What I read in January 📚
- Agency, William Gibson. Wm.G. doesn't write vital books anymore, he writes William Gibson books. Like U2 doesn't release vital records, now. They just got really good at making U2 records. Maybe you like 'em, maybe not. Maybe it's... (hate to say)... tedious.
- The Quantum Thief, Hannu Rajaniemi. H.R., on the other hand, is writing b a n a n a s fiction. I almost gave up on this as too wacky. I wish I were 15 again and there was no internet and not enough books so you just read the ones you had, over and over. This needs to be read over and over.

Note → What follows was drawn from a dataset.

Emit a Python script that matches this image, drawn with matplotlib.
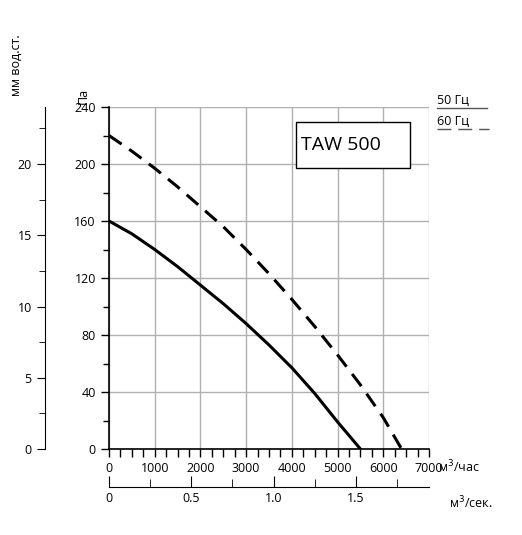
import matplotlib.pyplot as plt
from matplotlib.ticker import MultipleLocator

# 50 Hz curve (m3/h, Pa)
flow_50 = [0, 500, 1000, 1500, 2000, 2500, 3000, 3500, 4000, 4500, 5000, 5500]
pres_50 = [160, 151, 140, 128, 115, 102, 88, 73, 57, 39, 19, 0]
# 60 Hz curve
flow_60 = [0, 500, 1000, 1500, 2000, 2500, 3000, 3500, 4000, 4500, 5000, 5500, 6000, 6400]
pres_60 = [220, 209, 197, 184, 170, 156, 140, 123, 105, 86, 66, 45, 22, 0]

W, H = 522, 535
fig = plt.figure(figsize=(W / 100, H / 100), dpi=100)
plt.rcParams['font.family'] = ['Open Sans', 'DejaVu Sans']


def box(x0, y0, x1, y1):
    return [x0 / W, 1 - y1 / H, (x1 - x0) / W, (y1 - y0) / H]


ax = fig.add_axes(box(109, 107, 429, 449))
ax.plot(flow_50, pres_50, color='black', lw=2.2)
ax.plot(flow_60, pres_60, color='black', lw=2.2, ls=(0, (5, 3)))
ax.set_xlim(0, 7000)
ax.set_ylim(0, 240)
ax.xaxis.set_major_locator(MultipleLocator(1000))
ax.xaxis.set_minor_locator(MultipleLocator(250))
ax.yaxis.set_major_locator(MultipleLocator(40))
ax.yaxis.set_minor_locator(MultipleLocator(20))
ax.grid(True, which='major', color='#b0b0b0', lw=1)
for s in ['top', 'right']:
    ax.spines[s].set_visible(False)
for s in ['left', 'bottom']:
    ax.spines[s].set_linewidth(1.2)
ax.tick_params(which='major', length=6, labelsize=9, width=1)
ax.tick_params(which='minor', length=6, width=1)
ax.tick_params(axis='y', which='minor', length=4)
ax.text(-0.08, 1.01, 'Па', transform=ax.transAxes, rotation=90, fontsize=9,
        ha='center', va='bottom')
ax.add_patch(plt.Rectangle((0.584, 0.822), 0.356, 0.134, transform=ax.transAxes,
                           fill=True, fc='white', ec='black', lw=1, zorder=5))
ax.text(0.6, 0.889, 'TAW 500', transform=ax.transAxes, fontsize=14,
        va='center', zorder=6)
fig.text(438 / W, 1 - 467 / H, 'м$^3$/час', fontsize=9, va='center')

# m3/s axis
ax2 = fig.add_axes(box(109, 470, 429, 487))
ax2.set_xlim(0, 7000 / 3600)
ax2.patch.set_visible(False)
for s in ['top', 'right', 'left']:
    ax2.spines[s].set_visible(False)
ax2.set_yticks([])
ax2.xaxis.set_minor_locator(MultipleLocator(0.25))
ax2.set_xticks([0, 0.5, 1.0, 1.5])
ax2.set_xticklabels(['0', '0.5', '1.0', '1.5'])
ax2.tick_params(direction='in', which='major', length=8, labelsize=9)
ax2.tick_params(direction='in', which='minor', length=6)
fig.text(449 / W, 1 - 503 / H, 'м$^3$/сек.', fontsize=9, va='center')

# mm water column axis
ax3 = fig.add_axes(box(45, 107, 60, 449))
ax3.set_ylim(0, 24)
ax3.patch.set_visible(False)
for s in ['top', 'right', 'bottom']:
    ax3.spines[s].set_visible(False)
ax3.set_xticks([])
ax3.yaxis.set_major_locator(MultipleLocator(5))
ax3.yaxis.set_minor_locator(MultipleLocator(2.5))
ax3.tick_params(which='major', length=6, labelsize=9)
ax3.tick_params(which='minor', length=4)
fig.text(16 / W, 1 - 65 / H, 'мм вод.ст.', rotation=90, fontsize=9,
         ha='center', va='center')

# legend
fig.text(437 / W, 1 - 100 / H, '50 Гц', fontsize=9, va='center')
fig.text(437 / W, 1 - 121 / H, '60 Гц', fontsize=9, va='center')
fig.add_artist(plt.Line2D([437 / W, 487 / W], [1 - 108 / H] * 2, color='#555', lw=1))
fig.add_artist(plt.Line2D([437 / W, 489 / W], [1 - 129 / H] * 2, color='#555', lw=1,
                          ls=(0, (10, 5))))

fig.savefig('out.png', dpi=100)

- The Forever War, Joe Haldeman. A supposed "classic" from the Vietnam era. I knew I wouldn't like it; I roll my eyes at pretty much all fawning-over-the-military sci-fi. I was right. I'm stunned that Scalzi wrote a worshipful intro for a recent reprint. "The UN forced the planet's men to live
homolife!" Okay, sure. That's how it works. Yep. (If you read it as a right-wing "this is what will happen if you don't vote for Goldwater!", it's still f-ing stupid.)
- Full Throttle, Joe Hill. Stephen King's son writes modern-era Stephen King stories. I stopped halfway through.
Somehow that's all I read but I feel like I've been going non-stop all month. I'm 33% into another A. Reynolds monster (the sequel to Blue Remembered Earth) it's good but a bit of a slog. Maybe that's it.